Dari Rawon Setan kami lanjut makan es krim di Zangrandi,
toko es krim yang sudah ada sejak tahun 1930. Tempat ini mengingatkan saya pada
es krim Ragusa di Pecenongan, akan tetapi menurut saya masih enakan Ragusa. Untuk makan malam kami memilih Bebek Sinjay. Bebek ini juga
enak dan saya suka sambel mangganya yang segar.
Makanan, kecantikan kota, dan persahabatan, itulah intisari
trip Surabaya ini. Di antara kuliner yang saya ceritakan di atas terdapat juga
kebersamaan, dengan keluarga dan sahabat. Obrolan seru antara sahabat yang
telah saling mengenal selama 25 tahun, hingga malam mulai larut dan badan pun
mulai meminta untuk beristirahat.
Day 3: Road Trip Surabaya-Jakarta
Keesokan paginya tibalah saatnya untuk pulang. Kami berangkat sepagi mungkin yang kami bisa, yaitu pukul 08 pagi. (cukup siang mungkin ya untuk ukuran orang-orang yang bangun pagi). Perjalanan pulang berbeda dengan perjalanan pergi, dalam hal kalau pergi kita dari barat menuju timur. Nah kalau pulang, dari timur menuju ke arah barat.
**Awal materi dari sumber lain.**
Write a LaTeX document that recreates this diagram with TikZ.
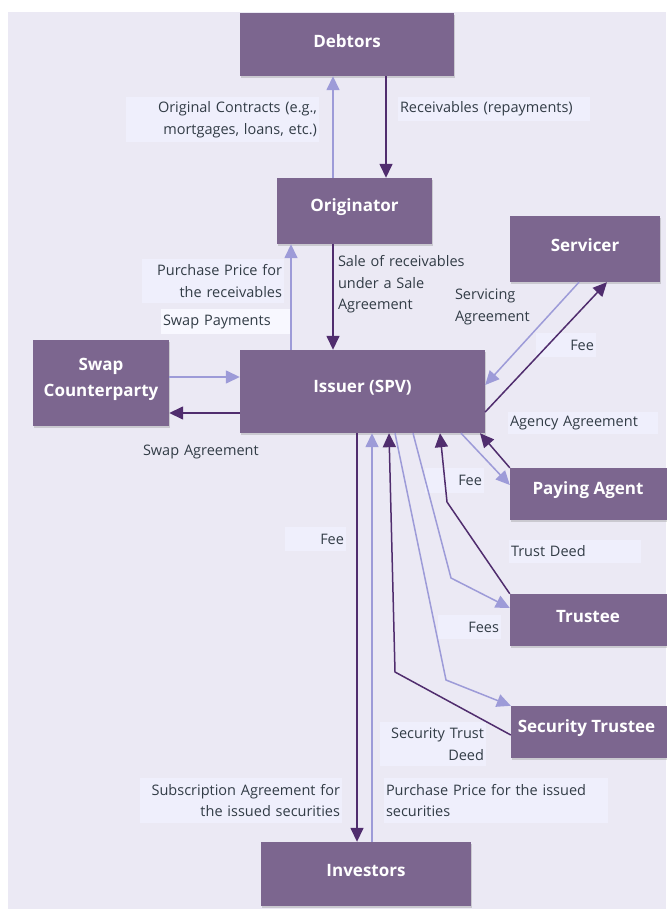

Ini berarti, sepanjang perjalanan kita sepertinya menghadap matahari, rasanya lebih panas dan silau daripada saat perjalanan pergi.
Dalam perjalanan yang panjang ini, pemandangan yang dapat
dilihat cukup menghibur. Tidak seperti kata orang-orang bahwa mengemudi di tol
ini bisa ngantuk karena lurus terus, saya cukup terhibur dengan pemandangan
yang disuguhkan dalam perjalanan ini. Ada siluet gunung di kejauhan, ada sawah,
ada pohon-pohon kurus yang kering, dan kami juga mendapat bonus sunset.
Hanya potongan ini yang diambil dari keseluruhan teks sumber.